Ride as though you were flying.
Mrs. Norton.
"Cross," Esmeralda? Why? Because having had seven lessons of various sorts, and two rides, you do not feel yourself to be a brilliant horsewoman? Because you cannot trot more than half a mile, and because you cannot flatter yourself that it would be prudent for you to imitate your favorite English heroines, and to order your horse brought around to the hall door for a solitary morning canter? And you really think that you do well to be angry, and that, had your teacher been as discreet and as entirely admirable as you feel yourself to be, you would be more skilful and better informed?
Very well, continue to think so, but pray do not flatter yourself that your mental attitude has the very smallest fragment of an original line, curve or angle. Thus, and not otherwise, do all youthful equestrians feel, excepting those doubly-dyed in conceit, who fancy that they have mastered a whole art in less than twelve hours. You certainly are not a good rider, and yet you have received instruction on almost every point in regard to which you would need to know anything in an ordinary ride on a good road. You have not yet been taught every one of these things, certainly, for she who has been really taught a physical or mental feat, can execute it at will, but you have been partly instructed, and it is yours to see that the instruction is not wasted, by not being either repeated, or faithfully reduced to practice. Remember clever Mrs. Wesley's answer to the unwise person who said in reproof, "You have told that thing to that child thirty times." "Had I told it but twenty-nine," replied the indomitable Susanna, "they had been wasted." What you need now is practice, preferably in the ring with a teacher, but if you cannot afford that, without a teacher, and road rides whenever you can have them on a safe horse, taken from a school stable, if possible, with companions like yourself, intent upon study and enjoyment, not upon displaying their habits, or, if they be men, the airs of their horses, and the correctness of their equipment, or upon racing.
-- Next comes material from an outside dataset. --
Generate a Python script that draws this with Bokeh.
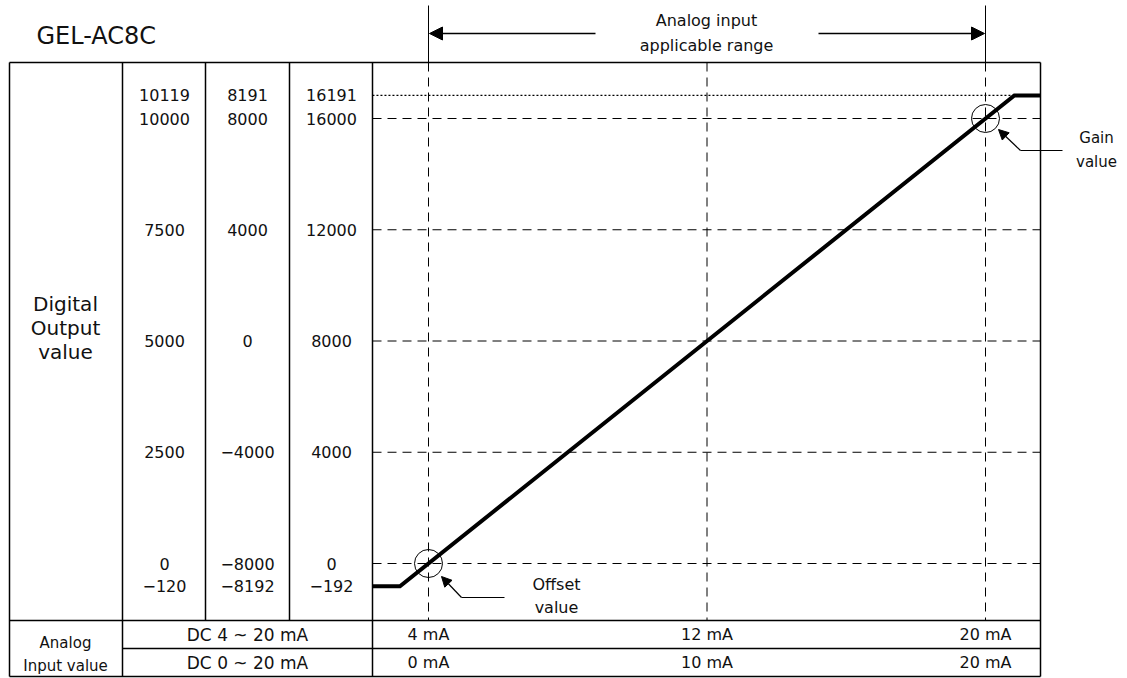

As for the solitary canter, when the kindly Fates shall endow that respectable American sovereign, your father, with a park somewhat bigger than the seventy-five square feet of ground inclosed by an iron railing before his present palace, it will be time enough to think about that; but you can no more venture upon a public road alone than an English lady could, and indeed, your risk in doing so would be even greater than hers. Why? Because in rural England all men and boys, even the poorest and the humblest, seem to know instinctively how a horse should be equipped. True, a Wordsworth or a Coleridge did hesitate for hours over the problem of adjusting a horse collar, but Johnny Ragamuffin, from the slums, or Jerry Hickathrift, of some shire with the most uncouth of dialects, can adjust a slipping saddle, or, in a hand's turn, can remove a stone which is torturing a hoof.